D’autre part, le programme nucléaire iranien a été gelé et non arrêté. Il peut toujours reprendre. De nombreux pions serviles du Congrès travaillent activement pour l’y pousser.

La perspective reste risquée et Tel Aviv est réticent à juste attendre et espérer. Les Israéliens ne reconnaissent pas la trêve et ont de fait, déployé leur plan B. Comme on peut s’y attendre, ce plan a été accepté avec enthousiasme par ceux qui suivent le leadership israélien.

Le plan B est une stratégie hybride : elle réunit la menace existentielle fabriquée de toutes pièces et une ruse aussi ancienne que familière : vilipender les critiques d’Israël. Déclarer ces critiques antisémites alors qu’elles ne le sont clairement pas, était une méthode efficace dans le passé et elle le reste sans aucun doute, mais le subterfuge souffre de la surexploitation.

Dans son lycée de la banlieue de Philadelphie, Binyamin Netanyahu a du apprendre de son professeur d’histoire que le plus grand président des États-Unis d’Amérique pensait qu’on pouvait effectivement tromper quelques personnes, tout le temps. Mais Honest Abe a oublié de souligner que si vous continuez à tromper de la même manière, encore et encore, le filon des cibles susceptibles d’y croire pourrait s’affaiblir. Netanyahu et ses co-penseurs le découvrent aujourd’hui à leurs dépens.
Il en va de même de leurs âneries à propos de la « haine de soi des juifs ». Qu’est ce qui peut être plus lassant ? Ou encore plus faux ?

Ceci est particulièrement évident maintenant que le mouvement BDS prend de l’ampleur. Aux USA et ailleurs, des juifs progressistes qui ont l’amour de soi ouvrent la voie.

Le mot d’ordre est que la diffamation est insuffisante ; les critiques d’Israël doivent être alors transformées en menaces pour l’existence, un équivalent fonctionnel de la bombe imaginaire iranienne.

Il est important de transmettre efficacement le message. Ainsi, la ligne de conduite actuelle est que certaines critiques d’Israël, celles du mouvement BDS par exemple, ont pour but de « délégitimer » Israël.

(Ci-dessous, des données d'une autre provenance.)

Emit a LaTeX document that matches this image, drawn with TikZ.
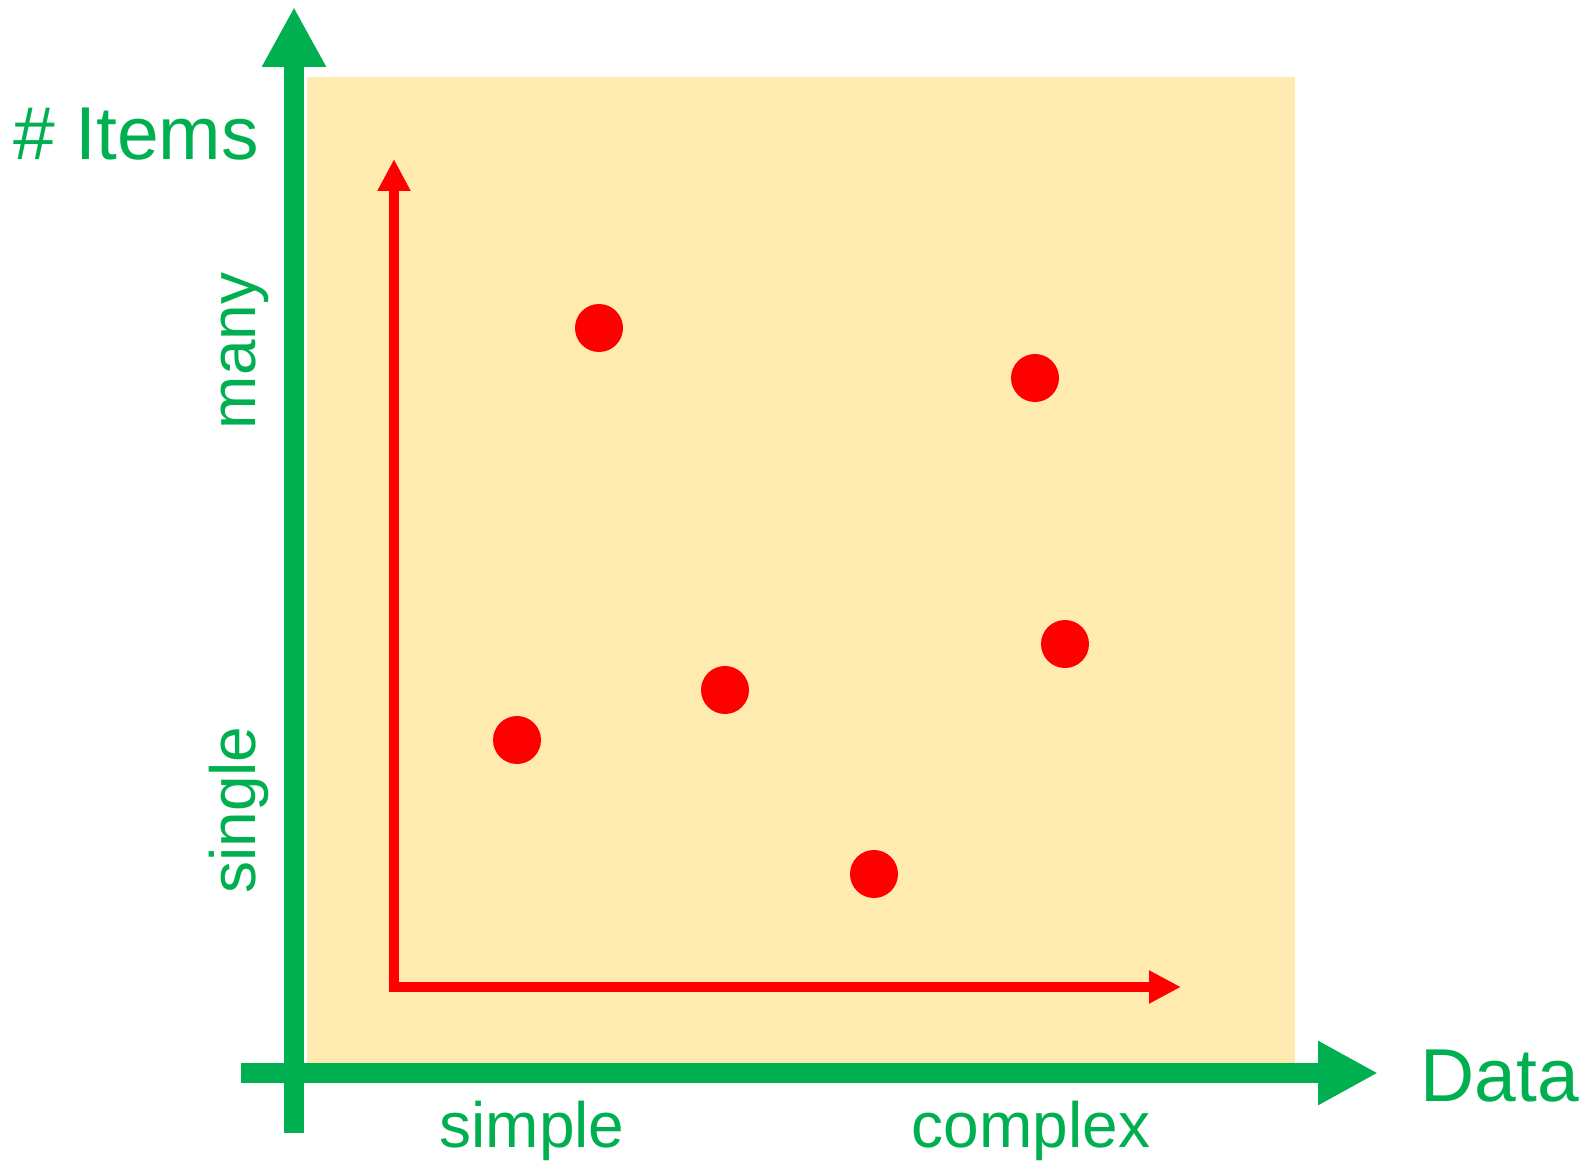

Ils ne le réalisent pas encore – certains d’entre eux peuvent même se croire les amis d’Israël – mais « objectivement » (terme qu’adoraient les Staliniens) ce sont les ennemis mortels de l’État juif. Ce n’est pas difficile à vendre, malgré le fait que textuellement, l’affirmation reste confuse et fortement trompeuse. C’est en réalité le but.

* * * *

Les sionistes ont raison de craindre la bombe iranienne, mais pas pour ce qu’ils prétendent. La vérité est que ceci ne met pas en péril la population israélienne mais plutôt la capacité de l’État d’Israël à persécuter et opprimer comme il lui plaît. Leurs raisons de craindre BDS et tout autre mouvement de solidarité sont plus complexes.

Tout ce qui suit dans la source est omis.